Directions:
Set down word for word the lines running from the line with "Convert this chart to matplotlib code." to the line with "bin_edges = np.linspace(0, 1, 41)", ends included. Skip every picture.

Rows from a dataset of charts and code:

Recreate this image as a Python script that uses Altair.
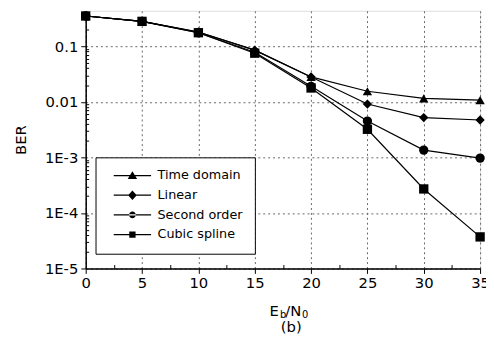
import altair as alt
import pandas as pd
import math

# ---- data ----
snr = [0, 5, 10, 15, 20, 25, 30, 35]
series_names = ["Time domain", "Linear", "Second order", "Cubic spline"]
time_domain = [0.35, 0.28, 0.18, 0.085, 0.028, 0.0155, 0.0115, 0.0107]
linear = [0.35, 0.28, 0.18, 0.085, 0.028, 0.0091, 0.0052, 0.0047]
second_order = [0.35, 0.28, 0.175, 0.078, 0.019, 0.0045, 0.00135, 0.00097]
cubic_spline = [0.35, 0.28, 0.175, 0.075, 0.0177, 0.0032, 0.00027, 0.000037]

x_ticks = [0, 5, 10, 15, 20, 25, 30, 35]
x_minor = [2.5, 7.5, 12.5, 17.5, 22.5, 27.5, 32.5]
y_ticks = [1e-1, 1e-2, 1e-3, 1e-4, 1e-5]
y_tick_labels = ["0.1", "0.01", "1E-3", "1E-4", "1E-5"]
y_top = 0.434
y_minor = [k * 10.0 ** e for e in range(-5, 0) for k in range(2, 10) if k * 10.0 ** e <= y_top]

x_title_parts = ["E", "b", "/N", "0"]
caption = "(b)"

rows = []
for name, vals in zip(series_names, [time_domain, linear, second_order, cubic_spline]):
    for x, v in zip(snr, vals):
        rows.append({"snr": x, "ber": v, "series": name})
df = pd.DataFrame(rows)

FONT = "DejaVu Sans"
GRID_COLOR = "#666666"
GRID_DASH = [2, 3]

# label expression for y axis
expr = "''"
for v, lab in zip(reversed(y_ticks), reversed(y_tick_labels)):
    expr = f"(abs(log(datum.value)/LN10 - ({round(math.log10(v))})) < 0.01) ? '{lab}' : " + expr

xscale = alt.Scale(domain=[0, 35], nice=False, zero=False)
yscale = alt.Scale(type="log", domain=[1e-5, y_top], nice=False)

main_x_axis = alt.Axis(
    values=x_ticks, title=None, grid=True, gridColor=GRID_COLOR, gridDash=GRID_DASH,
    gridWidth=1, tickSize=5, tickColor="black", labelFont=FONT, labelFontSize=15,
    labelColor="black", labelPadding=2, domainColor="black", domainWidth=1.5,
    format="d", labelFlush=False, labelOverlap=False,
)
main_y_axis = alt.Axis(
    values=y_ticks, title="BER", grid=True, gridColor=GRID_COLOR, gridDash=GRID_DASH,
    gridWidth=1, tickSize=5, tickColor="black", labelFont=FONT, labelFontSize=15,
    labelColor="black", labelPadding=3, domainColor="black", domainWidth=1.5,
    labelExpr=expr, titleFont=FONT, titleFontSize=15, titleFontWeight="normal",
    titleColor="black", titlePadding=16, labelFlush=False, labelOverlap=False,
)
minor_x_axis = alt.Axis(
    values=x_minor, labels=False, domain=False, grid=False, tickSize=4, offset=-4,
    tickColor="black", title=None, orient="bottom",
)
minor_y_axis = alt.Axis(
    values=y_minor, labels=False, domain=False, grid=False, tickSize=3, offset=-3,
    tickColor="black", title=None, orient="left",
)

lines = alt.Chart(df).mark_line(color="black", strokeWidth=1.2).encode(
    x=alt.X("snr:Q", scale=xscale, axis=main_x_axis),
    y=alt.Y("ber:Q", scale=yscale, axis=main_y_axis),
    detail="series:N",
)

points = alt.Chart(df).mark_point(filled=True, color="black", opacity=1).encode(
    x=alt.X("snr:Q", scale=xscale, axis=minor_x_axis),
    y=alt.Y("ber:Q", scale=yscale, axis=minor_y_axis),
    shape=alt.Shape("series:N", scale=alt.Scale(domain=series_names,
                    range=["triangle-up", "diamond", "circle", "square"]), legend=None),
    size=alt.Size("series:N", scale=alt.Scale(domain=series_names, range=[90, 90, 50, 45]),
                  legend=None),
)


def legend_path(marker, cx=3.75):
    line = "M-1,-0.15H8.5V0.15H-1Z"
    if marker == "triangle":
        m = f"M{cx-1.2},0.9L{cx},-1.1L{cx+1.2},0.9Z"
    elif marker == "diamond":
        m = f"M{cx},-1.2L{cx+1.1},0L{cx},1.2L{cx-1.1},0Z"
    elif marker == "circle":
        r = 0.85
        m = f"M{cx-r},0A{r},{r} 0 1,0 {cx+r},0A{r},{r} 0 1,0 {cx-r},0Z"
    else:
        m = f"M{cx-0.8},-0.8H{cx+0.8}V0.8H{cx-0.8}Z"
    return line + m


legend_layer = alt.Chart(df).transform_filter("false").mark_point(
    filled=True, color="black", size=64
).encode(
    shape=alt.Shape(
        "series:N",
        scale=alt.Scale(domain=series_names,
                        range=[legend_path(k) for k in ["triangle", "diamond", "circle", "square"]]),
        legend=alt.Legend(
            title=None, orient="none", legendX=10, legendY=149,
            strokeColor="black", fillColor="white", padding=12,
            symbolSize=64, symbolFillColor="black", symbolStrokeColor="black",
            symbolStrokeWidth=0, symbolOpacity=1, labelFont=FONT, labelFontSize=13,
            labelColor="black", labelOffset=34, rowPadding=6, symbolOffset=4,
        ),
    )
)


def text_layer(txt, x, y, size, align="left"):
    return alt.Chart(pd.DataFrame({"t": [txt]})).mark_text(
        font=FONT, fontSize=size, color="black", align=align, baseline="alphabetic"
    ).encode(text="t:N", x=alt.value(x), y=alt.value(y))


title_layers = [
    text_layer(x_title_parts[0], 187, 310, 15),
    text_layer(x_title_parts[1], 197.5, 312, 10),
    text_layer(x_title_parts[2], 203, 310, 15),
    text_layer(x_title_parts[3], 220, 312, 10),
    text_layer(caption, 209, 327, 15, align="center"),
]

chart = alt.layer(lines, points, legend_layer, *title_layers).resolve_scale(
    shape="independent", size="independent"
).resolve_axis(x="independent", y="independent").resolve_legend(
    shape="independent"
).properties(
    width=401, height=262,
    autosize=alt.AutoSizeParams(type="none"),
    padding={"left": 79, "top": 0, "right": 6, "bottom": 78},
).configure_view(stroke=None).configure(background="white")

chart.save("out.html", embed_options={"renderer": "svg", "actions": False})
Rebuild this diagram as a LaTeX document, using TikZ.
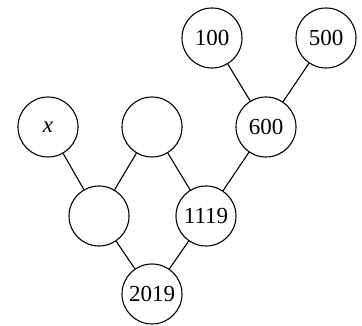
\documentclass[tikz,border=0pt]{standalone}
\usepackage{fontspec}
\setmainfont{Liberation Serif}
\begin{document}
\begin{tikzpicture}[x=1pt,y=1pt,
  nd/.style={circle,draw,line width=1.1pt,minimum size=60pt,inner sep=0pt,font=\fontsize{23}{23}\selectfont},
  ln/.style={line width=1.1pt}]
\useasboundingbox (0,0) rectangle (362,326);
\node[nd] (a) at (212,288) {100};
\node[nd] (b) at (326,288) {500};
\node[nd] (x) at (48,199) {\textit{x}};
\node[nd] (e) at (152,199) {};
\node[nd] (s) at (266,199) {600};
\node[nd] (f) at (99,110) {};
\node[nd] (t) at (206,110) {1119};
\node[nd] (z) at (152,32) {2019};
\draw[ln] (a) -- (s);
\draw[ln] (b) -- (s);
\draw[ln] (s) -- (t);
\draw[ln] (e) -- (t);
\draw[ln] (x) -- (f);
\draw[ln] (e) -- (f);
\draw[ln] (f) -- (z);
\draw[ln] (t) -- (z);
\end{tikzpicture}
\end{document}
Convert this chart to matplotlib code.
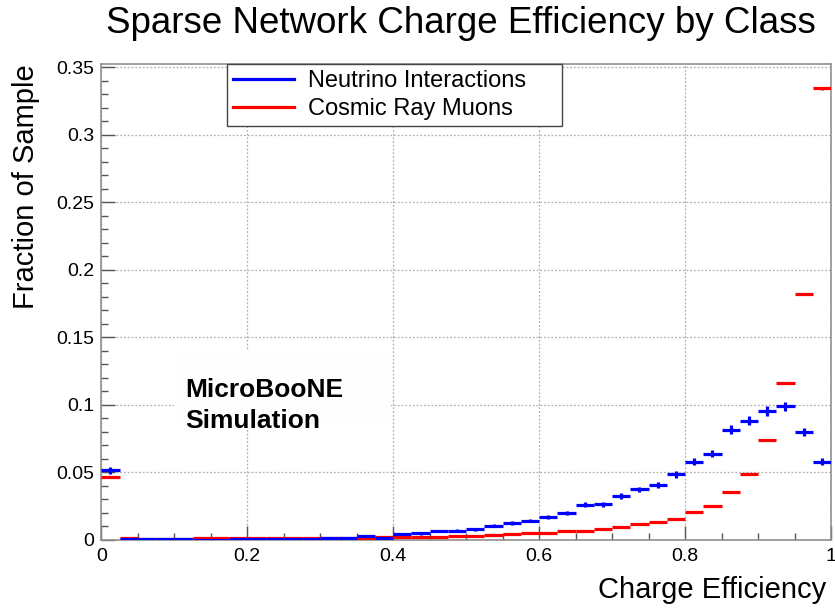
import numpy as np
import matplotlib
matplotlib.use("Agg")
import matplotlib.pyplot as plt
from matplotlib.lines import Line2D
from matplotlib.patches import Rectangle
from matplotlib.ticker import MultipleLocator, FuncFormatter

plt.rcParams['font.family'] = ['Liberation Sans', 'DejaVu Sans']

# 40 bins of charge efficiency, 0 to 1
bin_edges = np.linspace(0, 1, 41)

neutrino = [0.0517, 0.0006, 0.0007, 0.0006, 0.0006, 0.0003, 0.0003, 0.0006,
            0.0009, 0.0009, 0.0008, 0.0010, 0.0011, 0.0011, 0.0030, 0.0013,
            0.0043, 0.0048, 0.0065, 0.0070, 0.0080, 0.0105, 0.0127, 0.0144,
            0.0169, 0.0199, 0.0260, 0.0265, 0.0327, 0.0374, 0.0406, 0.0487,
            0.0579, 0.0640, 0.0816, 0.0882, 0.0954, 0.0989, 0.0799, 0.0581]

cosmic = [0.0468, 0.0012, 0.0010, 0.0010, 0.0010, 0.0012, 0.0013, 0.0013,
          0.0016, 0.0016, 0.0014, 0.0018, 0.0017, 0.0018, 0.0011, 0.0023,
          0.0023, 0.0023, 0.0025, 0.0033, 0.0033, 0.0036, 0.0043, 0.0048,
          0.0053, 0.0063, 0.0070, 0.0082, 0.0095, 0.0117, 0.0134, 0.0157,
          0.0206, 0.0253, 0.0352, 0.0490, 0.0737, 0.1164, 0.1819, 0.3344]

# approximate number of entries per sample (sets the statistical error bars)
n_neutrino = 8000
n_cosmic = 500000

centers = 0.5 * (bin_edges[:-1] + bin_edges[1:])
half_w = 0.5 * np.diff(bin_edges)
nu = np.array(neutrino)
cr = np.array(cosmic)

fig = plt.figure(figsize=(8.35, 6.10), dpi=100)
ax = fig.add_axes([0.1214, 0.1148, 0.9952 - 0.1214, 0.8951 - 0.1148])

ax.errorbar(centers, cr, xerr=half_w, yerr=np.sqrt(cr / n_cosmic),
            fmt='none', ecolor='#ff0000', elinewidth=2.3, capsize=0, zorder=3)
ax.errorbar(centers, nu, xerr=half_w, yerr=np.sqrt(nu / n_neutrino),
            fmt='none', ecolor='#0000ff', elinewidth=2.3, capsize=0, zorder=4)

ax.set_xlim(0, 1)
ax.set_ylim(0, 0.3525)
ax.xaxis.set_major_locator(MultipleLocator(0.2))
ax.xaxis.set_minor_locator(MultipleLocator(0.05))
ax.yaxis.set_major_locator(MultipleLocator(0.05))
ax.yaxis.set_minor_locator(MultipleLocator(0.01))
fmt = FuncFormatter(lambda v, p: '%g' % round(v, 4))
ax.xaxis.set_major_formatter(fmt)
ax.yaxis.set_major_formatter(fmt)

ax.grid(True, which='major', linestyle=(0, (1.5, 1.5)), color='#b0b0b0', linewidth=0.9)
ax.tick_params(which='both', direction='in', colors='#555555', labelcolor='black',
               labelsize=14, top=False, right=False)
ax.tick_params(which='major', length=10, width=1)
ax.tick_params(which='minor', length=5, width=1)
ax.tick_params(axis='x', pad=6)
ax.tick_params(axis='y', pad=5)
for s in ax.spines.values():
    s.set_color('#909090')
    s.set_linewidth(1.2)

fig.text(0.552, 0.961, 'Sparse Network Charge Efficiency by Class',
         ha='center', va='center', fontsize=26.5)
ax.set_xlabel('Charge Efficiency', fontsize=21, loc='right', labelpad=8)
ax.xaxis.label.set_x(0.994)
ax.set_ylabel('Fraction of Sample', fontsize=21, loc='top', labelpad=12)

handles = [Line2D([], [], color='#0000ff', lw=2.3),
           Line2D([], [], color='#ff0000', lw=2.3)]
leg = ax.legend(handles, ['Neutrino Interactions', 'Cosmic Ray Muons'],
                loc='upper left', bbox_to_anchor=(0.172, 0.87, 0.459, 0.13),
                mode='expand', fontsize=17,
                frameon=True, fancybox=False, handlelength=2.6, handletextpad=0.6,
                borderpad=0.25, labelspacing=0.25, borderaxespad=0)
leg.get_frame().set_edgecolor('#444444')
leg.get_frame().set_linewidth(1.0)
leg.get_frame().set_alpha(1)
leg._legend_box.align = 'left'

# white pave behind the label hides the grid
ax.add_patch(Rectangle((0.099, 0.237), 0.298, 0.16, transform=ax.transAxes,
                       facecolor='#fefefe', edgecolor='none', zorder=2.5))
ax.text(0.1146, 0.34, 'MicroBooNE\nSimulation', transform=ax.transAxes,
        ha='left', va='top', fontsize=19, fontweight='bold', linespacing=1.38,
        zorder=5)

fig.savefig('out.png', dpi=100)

Response to the task:
Convert this chart to matplotlib code.
import numpy as np
import matplotlib
matplotlib.use("Agg")
import matplotlib.pyplot as plt
from matplotlib.lines import Line2D
from matplotlib.patches import Rectangle
from matplotlib.ticker import MultipleLocator, FuncFormatter

plt.rcParams['font.family'] = ['Liberation Sans', 'DejaVu Sans']

# 40 bins of charge efficiency, 0 to 1
bin_edges = np.linspace(0, 1, 41)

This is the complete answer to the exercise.